# START OF DATASET CONTENT
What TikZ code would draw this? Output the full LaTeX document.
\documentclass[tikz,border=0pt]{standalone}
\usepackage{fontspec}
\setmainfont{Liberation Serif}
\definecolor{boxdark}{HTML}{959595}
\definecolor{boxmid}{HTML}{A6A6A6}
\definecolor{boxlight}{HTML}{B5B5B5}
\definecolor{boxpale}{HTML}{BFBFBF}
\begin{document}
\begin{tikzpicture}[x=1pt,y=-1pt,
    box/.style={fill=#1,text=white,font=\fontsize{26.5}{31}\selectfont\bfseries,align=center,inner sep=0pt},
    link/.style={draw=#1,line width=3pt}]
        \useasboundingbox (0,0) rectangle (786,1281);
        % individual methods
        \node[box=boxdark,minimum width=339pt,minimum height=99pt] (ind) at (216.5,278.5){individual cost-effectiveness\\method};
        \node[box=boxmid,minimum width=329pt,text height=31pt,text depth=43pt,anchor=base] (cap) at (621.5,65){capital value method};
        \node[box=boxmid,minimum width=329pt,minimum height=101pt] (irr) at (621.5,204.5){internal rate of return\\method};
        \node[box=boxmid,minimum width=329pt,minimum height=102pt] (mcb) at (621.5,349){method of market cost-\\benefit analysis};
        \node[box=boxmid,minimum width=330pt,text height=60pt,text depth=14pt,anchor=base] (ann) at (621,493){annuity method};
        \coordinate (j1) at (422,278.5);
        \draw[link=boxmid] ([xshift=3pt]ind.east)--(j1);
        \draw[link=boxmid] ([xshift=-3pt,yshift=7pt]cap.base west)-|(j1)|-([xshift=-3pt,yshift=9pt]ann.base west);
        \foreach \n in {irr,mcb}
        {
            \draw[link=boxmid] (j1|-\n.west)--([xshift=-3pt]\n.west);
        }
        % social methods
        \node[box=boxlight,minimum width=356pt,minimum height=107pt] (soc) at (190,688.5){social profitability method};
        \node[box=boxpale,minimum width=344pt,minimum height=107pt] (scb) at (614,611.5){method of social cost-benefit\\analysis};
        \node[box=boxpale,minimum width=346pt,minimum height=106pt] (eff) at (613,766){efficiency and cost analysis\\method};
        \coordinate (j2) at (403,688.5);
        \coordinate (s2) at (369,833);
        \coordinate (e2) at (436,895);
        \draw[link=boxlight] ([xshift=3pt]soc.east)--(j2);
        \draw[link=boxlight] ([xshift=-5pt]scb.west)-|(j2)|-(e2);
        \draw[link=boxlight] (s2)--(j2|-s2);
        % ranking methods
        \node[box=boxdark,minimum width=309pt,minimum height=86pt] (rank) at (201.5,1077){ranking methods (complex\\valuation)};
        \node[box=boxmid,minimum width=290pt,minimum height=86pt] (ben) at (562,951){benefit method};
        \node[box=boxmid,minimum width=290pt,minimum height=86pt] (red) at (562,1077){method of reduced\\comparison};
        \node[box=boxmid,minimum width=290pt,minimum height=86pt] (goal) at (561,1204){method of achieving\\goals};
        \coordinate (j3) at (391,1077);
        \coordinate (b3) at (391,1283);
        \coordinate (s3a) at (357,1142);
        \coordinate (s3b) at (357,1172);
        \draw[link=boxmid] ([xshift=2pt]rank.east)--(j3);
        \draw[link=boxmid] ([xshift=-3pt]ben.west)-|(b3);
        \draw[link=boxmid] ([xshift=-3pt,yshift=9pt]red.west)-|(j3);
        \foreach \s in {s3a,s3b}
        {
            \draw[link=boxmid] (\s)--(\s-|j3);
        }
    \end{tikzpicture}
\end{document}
# END OF DATASET CONTENT
» **OBJECTIVE**: Copy the material above verbatim.

» **EXERCISE SOLUTION**:
What TikZ code would draw this? Output the full LaTeX document.
\documentclass[tikz,border=0pt]{standalone}
\usepackage{fontspec}
\setmainfont{Liberation Serif}
\definecolor{boxdark}{HTML}{959595}
\definecolor{boxmid}{HTML}{A6A6A6}
\definecolor{boxlight}{HTML}{B5B5B5}
\definecolor{boxpale}{HTML}{BFBFBF}
\begin{document}
\begin{tikzpicture}[x=1pt,y=-1pt,
    box/.style={fill=#1,text=white,font=\fontsize{26.5}{31}\selectfont\bfseries,align=center,inner sep=0pt},
    link/.style={draw=#1,line width=3pt}]
        \useasboundingbox (0,0) rectangle (786,1281);
        % individual methods
        \node[box=boxdark,minimum width=339pt,minimum height=99pt] (ind) at (216.5,278.5){individual cost-effectiveness\\method};
        \node[box=boxmid,minimum width=329pt,text height=31pt,text depth=43pt,anchor=base] (cap) at (621.5,65){capital value method};
        \node[box=boxmid,minimum width=329pt,minimum height=101pt] (irr) at (621.5,204.5){internal rate of return\\method};
        \node[box=boxmid,minimum width=329pt,minimum height=102pt] (mcb) at (621.5,349){method of market cost-\\benefit analysis};
        \node[box=boxmid,minimum width=330pt,text height=60pt,text depth=14pt,anchor=base] (ann) at (621,493){annuity method};
        \coordinate (j1) at (422,278.5);
        \draw[link=boxmid] ([xshift=3pt]ind.east)--(j1);
        \draw[link=boxmid] ([xshift=-3pt,yshift=7pt]cap.base west)-|(j1)|-([xshift=-3pt,yshift=9pt]ann.base west);
        \foreach \n in {irr,mcb}
        {
            \draw[link=boxmid] (j1|-\n.west)--([xshift=-3pt]\n.west);
        }
        % social methods
        \node[box=boxlight,minimum width=356pt,minimum height=107pt] (soc) at (190,688.5){social profitability method};
        \node[box=boxpale,minimum width=344pt,minimum height=107pt] (scb) at (614,611.5){method of social cost-benefit\\analysis};
        \node[box=boxpale,minimum width=346pt,minimum height=106pt] (eff) at (613,766){efficiency and cost analysis\\method};
        \coordinate (j2) at (403,688.5);
        \coordinate (s2) at (369,833);
        \coordinate (e2) at (436,895);
        \draw[link=boxlight] ([xshift=3pt]soc.east)--(j2);
        \draw[link=boxlight] ([xshift=-5pt]scb.west)-|(j2)|-(e2);
        \draw[link=boxlight] (s2)--(j2|-s2);
        % ranking methods
        \node[box=boxdark,minimum width=309pt,minimum height=86pt] (rank) at (201.5,1077){ranking methods (complex\\valuation)};
        \node[box=boxmid,minimum width=290pt,minimum height=86pt] (ben) at (562,951){benefit method};
        \node[box=boxmid,minimum width=290pt,minimum height=86pt] (red) at (562,1077){method of reduced\\comparison};
        \node[box=boxmid,minimum width=290pt,minimum height=86pt] (goal) at (561,1204){method of achieving\\goals};
        \coordinate (j3) at (391,1077);
        \coordinate (b3) at (391,1283);
        \coordinate (s3a) at (357,1142);
        \coordinate (s3b) at (357,1172);
        \draw[link=boxmid] ([xshift=2pt]rank.east)--(j3);
        \draw[link=boxmid] ([xshift=-3pt]ben.west)-|(b3);
        \draw[link=boxmid] ([xshift=-3pt,yshift=9pt]red.west)-|(j3);
        \foreach \s in {s3a,s3b}
        {
            \draw[link=boxmid] (\s)--(\s-|j3);
        }
    \end{tikzpicture}
\end{document}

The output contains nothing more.